Only 49 percent of disabled people are aware of protections in the workplace (ref 53). Approaching the conversation about requests for support can be very difficult.
Access to Work
As well as support from an employer, people can turn to Access to Work. This offers provisions to support disabled people to gain, remain and progress in work by funding adjustments – eg. technology, travel and support - that go beyond what might be considered ‘reasonable’ for the employer to fund; and by providing direct advice and assessment.
This programme is vital given that, on average, disabled people earn 15 per cent less a year than non-disabled workers. This is equivalent to £1.50 less for every hour they work. (TUC, Disability employment and pay gaps)
The Equality and Human Rights Commission (EHRC) has also found that the likelihood disabled people will be in low paid jobs has increased. (Equality and Human Rights Commission, Is Britain Fairer? (2018)
Yet there are concerns that, in spite of the benefits of Access to Work, many who need it are not able to access it. In recent years, there has been no significant extension of the programme’s reach or funding.
(Reference: 33,860 people received a payment from Access to Work in 2017/18, while in 2010/11 payments were made to 32,810 people. – Department for Work and Pensions Access to Work statistics, April 2007 – March 2018)
Our research shows that only 23 percent of disabled adults in the UK who are currently or previously working say they have ever received Access to Work support.
Any delays in receiving Access to Work support needs to be urgently addressed as job offers may be jeopardised where delays in setting up support prevent the taking up of a new post. Continuous support for employers so that they have ongoing access to information is needed so they can confidently recruit disabled people and respond to the needs of staff who acquire disabilities or health conditions while in post.
Sanctions and the work conditionality system
The Committee was interested to know if there is any role for sanctions and the effect on disabled employees.
EHRC research shows benefit sanctions are applied inconsistently. This disproportionately impact certain groups including disabled people without moving them closer to paid work. Instead, sanctions often exacerbate many disabled people’s existing illnesses and conditions, particularly when it comes to mental health conditions. (Equality and Human Rights Commission, Is Britain Fairer? (2018)

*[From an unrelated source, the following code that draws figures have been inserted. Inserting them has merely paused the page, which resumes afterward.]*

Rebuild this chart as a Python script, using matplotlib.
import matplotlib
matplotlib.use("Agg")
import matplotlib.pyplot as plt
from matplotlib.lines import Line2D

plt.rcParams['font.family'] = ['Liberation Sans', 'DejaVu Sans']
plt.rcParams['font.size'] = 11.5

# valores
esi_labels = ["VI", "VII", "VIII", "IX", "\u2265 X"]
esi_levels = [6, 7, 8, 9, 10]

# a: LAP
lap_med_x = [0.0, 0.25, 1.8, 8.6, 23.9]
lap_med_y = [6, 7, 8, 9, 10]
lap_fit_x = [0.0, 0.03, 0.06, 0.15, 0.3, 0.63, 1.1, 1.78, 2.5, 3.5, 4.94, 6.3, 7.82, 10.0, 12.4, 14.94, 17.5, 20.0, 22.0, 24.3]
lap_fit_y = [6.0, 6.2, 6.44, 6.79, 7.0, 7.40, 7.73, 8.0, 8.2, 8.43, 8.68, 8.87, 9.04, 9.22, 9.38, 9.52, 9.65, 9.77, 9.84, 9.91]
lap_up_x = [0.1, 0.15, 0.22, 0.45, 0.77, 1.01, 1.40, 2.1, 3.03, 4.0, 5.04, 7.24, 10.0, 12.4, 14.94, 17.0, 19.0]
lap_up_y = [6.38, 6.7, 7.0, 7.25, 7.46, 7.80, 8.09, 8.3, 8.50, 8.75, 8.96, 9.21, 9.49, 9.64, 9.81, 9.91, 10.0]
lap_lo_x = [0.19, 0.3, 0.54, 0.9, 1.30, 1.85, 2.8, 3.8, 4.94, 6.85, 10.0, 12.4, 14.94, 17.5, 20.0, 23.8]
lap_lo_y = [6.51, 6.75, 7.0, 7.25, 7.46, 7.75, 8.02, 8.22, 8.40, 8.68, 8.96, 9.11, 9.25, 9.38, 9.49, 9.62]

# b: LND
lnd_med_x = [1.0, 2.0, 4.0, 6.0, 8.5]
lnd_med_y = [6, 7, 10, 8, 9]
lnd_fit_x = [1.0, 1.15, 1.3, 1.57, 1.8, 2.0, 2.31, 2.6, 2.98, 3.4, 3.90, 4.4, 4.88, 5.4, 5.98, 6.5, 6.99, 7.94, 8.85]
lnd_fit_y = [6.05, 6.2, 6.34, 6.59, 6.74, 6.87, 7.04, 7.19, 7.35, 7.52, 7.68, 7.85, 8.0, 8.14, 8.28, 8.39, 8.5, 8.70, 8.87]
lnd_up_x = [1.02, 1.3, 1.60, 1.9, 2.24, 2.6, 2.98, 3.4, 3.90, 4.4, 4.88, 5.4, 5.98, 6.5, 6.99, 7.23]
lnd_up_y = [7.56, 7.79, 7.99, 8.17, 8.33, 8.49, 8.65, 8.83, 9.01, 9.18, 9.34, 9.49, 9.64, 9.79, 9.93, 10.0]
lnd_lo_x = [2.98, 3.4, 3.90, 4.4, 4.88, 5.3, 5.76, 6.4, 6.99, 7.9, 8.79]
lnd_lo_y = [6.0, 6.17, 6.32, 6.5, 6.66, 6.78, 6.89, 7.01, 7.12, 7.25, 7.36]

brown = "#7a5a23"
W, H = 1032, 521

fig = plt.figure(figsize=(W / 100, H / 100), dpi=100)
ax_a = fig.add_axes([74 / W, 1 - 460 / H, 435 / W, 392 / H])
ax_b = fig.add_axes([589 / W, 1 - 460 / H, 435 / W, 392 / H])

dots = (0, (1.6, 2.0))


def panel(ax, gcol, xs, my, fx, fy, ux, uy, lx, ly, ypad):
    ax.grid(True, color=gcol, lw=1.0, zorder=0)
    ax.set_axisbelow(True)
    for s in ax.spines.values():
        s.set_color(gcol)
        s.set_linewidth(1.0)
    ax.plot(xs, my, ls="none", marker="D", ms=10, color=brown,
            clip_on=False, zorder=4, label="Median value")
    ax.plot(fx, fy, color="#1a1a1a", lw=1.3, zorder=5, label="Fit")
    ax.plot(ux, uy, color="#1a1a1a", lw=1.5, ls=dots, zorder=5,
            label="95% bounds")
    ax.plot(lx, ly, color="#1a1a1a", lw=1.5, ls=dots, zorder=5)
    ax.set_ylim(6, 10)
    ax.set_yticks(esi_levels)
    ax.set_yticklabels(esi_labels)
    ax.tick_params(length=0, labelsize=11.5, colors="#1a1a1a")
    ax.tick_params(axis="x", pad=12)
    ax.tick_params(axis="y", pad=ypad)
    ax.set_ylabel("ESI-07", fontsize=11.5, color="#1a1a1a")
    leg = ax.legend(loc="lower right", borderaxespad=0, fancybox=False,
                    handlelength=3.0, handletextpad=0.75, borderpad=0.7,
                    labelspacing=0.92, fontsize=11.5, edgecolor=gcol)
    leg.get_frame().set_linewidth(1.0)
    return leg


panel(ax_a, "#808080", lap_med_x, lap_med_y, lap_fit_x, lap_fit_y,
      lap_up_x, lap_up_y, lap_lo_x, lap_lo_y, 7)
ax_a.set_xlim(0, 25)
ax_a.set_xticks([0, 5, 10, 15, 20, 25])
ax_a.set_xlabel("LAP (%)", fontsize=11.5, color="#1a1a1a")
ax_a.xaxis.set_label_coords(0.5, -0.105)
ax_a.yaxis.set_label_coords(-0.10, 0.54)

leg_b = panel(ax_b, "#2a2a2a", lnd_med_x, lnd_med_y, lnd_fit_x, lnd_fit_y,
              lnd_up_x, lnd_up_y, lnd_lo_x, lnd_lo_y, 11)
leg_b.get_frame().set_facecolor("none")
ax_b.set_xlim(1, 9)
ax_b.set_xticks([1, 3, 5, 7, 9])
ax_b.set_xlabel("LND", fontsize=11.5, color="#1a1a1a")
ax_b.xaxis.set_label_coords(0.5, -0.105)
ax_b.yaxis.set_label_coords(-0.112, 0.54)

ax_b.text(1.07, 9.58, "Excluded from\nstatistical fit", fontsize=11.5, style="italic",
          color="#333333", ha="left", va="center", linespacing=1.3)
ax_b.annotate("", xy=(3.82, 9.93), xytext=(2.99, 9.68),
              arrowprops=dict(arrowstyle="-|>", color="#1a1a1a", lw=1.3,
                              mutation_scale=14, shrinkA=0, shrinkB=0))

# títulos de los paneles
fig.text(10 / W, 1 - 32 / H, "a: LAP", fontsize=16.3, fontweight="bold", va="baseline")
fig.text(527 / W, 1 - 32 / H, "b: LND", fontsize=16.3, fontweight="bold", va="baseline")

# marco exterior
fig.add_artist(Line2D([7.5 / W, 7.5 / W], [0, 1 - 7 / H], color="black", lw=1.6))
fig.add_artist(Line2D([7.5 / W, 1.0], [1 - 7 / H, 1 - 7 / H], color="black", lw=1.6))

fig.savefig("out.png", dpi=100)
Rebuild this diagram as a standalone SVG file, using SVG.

Sanctions do little to change claimant motivation. Instead of helping people’s entry into work or progression in labour market, they feed hostility towards support services and worsen relationships with job centre staff.
There is also concerning evidence suggesting financial sanctions force individuals to take up jobs that are lower paid, more insecure and of poorer quality. This feeds a cycle of low attainment, embedding poverty and low economic activity in the long term.
In his recent report on poverty in the UK, the UN Rapporteur Philip Alston called out the UK Government. He referred to the impact of austerity and welfare reforms on disabled people. The Government must listen and take action on Alston’s recommendations.
Disabled people have been the hardest hit by welfare reforms. There is alarming evidence that they are being disproportionately affected by welfare sanctions. A full review of the work conditionality system is needed. It is clear independent dispute resolution mechanisms must be available and fully accessible.
We’re really pleased the Work and Pensions Select Committee invited us to provide evidence on these issues, along with others representing Gingerbread, Working Families and Timewise.
As a sector, we understand what works best to support people into work as well as progress in the workplace. We will be closely following the next stage of the government’s “managed migration” of people onto Universal Credit later this year. We hope our evidence will help the government to address the financial insecurity many disabled people face.